And I don't care.
Because my phone has bluetooth, the Mac has bluetooth (supposedly!), and a standard bluetooth function is to set up PAN etc. functions to function as a hotspot.
And, yes, I have actually used this (if you are travelling, and you join the paid-for wifi on a plane or similar, they will only allow you to connect on one Wifi MAC address... and they often shut down third-party wifi networks using technology like Meraki Air Marshal - which deauths clients on all other wifi it finds in range! If you instead configure your phone to join the wifi and then tether with other devices over Bluetooth - they are blissfully unaware that you're sharing that connection with a dozen other devices). I use this trick all the time, not least because my phone tends to be an amazing 5G / Wifi 6 router, but it also saves me paying out for connecting EVERY device that we're using (e.g. my daughter's Steam Deck can connect to my phone via Bluetooth, as can everyone's phone, etc.).
I did it once in France to work around some silly restrictions on a cafe wifi and it worked so well, I've done it several times since and teach people how to do it.
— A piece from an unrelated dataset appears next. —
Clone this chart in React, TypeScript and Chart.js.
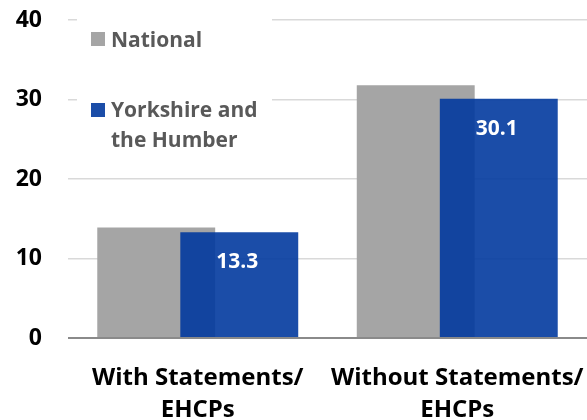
import React, { useEffect, useRef } from "react";
import { Chart, registerables } from "chart.js";

Chart.register(...registerables);

const categories: string[][] = [
  ["With Statements/", "EHCPs"],
  ["Without Statements/", "EHCPs"],
];
const nationalValues: number[] = [13.9, 31.8];
const yorkshireValues: number[] = [13.3, 30.1];
const seriesNames: string[] = ["National", "Yorkshire and the Humber"];
const legendLines: string[][] = [["National"], ["Yorkshire and", "the Humber"]];
const yTickMin = 0;
const yTickMax = 40;
const yTickStep = 10;

const GRAY = "#a5a5a5";
const BLUE = "rgba(2, 58, 158, 0.9)";
const FONT = "'Open Sans', 'Segoe UI', sans-serif";

const drawOrderPlugin = {
  id: "drawOrder",
  beforeDatasetsDraw(chart: any) {
    chart.data.datasets.forEach((_: any, i: number) => {
      const meta = chart.getDatasetMeta(i);
      if (chart.isDatasetVisible(i)) meta.controller.draw();
    });
    return false;
  },
};

const overlayPlugin = {
  id: "overlay",
  afterDraw(chart: any) {
    const ctx = chart.ctx;
    ctx.save();
    const meta = chart.getDatasetMeta(1);
    ctx.fillStyle = "#ffffff";
    ctx.font = `bold 21px ${FONT}`;
    ctx.textAlign = "center";
    ctx.textBaseline = "middle";
    meta.data.forEach((el: any, i: number) => {
      ctx.fillText(yorkshireValues[i].toFixed(1), el.x - 2, el.y + 30);
    });

    ctx.fillStyle = "#ffffff";
    ctx.fillRect(77, 8, 195, 158);
    const colors = [GRAY, BLUE];
    const squareTops = [32, 103];
    const baselines = [[47], [117, 147]];
    ctx.font = `bold 21px ${FONT}`;
    ctx.textAlign = "left";
    ctx.textBaseline = "alphabetic";
    legendLines.forEach((lines, i) => {
      ctx.fillStyle = colors[i];
      ctx.fillRect(91, squareTops[i], 14, 14);
      ctx.fillStyle = "#595959";
      lines.forEach((line, j) => {
        ctx.fillText(line, 111, baselines[i][j]);
      });
    });
    ctx.restore();
  },
};

export default function App() {
  const canvasRef = useRef<HTMLCanvasElement | null>(null);

  useEffect(() => {
    if (!canvasRef.current) return;
    const chart = new Chart(canvasRef.current, {
      type: "bar",
      data: {
        labels: categories,
        datasets: [
          {
            label: seriesNames[0],
            data: nationalValues,
            backgroundColor: GRAY,
            borderWidth: 0,
          },
          {
            label: seriesNames[1],
            data: yorkshireValues,
            backgroundColor: BLUE,
            borderWidth: 0,
          },
        ],
      },
      options: {
        responsive: false,
        animation: false,
        categoryPercentage: 0.64,
        barPercentage: 1.42,
        layout: { padding: { top: 20, left: 0, right: 0, bottom: 0 } },
        plugins: {
          legend: { display: false },
          tooltip: { enabled: false },
        },
        scales: {
          x: {
            grid: { display: false, drawTicks: false },
            border: { display: false },
            ticks: {
              color: "#000000",
              font: { family: FONT, size: 24, weight: "bold", lineHeight: "32px" },
              padding: 24,
              maxRotation: 0,
              autoSkip: false,
            },
            afterFit(scale: any) {
              scale.height = 82;
              scale.paddingLeft = 0;
              scale.paddingRight = 0;
            },
          },
          y: {
            min: yTickMin,
            max: yTickMax,
            grid: {
              drawTicks: false,
              color: (c: any) => (c.tick && c.tick.value === 0 ? "#8a8a8a" : "#d9d9d9"),
              lineWidth: (c: any) => (c.tick && c.tick.value === 0 ? 2 : 1.5),
            },
            border: { display: false },
            ticks: {
              stepSize: yTickStep,
              color: "#000000",
              font: { family: FONT, size: 23, weight: "bold" },
              padding: 26,
            },
            afterFit(scale: any) {
              scale.width = 68;
              scale.paddingTop = 0;
              scale.paddingBottom = 0;
            },
          },
        },
      } as any,
      plugins: [drawOrderPlugin, overlayPlugin],
    });
    return () => chart.destroy();
  }, []);

  return (
    <div style={{ position: "absolute", left: 0, top: 0, width: 587, height: 420, background: "#fff" }}>
      <canvas ref={canvasRef} width={587} height={420} style={{ display: "block" }} />
    </div>
  );
}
But in this case, this is an artificial limitation that doesn't apply to iPhone because they CHOOSE to make it not apply, hence they have CHOSEN to deliberately make it apply to non-iPhones.
And I don't play that game. That kind of trick "costs" you my money as a consumer, every time.
If I have a device with Bluetooth / PAN functionality, I expect to be able to use it with all my other devices that have such capability too (my car also has this, for example, plus the Steam Deck, etc.). I do not expect, nor tolerate, devices arbitrarily choosing what they'll "allow" me to do based on the brand of my unrelated devices.
And it all factors into my purchasing decisions that a company is playing such games, knowingly and deliberately. I don't even care if it "would ever affect me". I don't do business on those terms.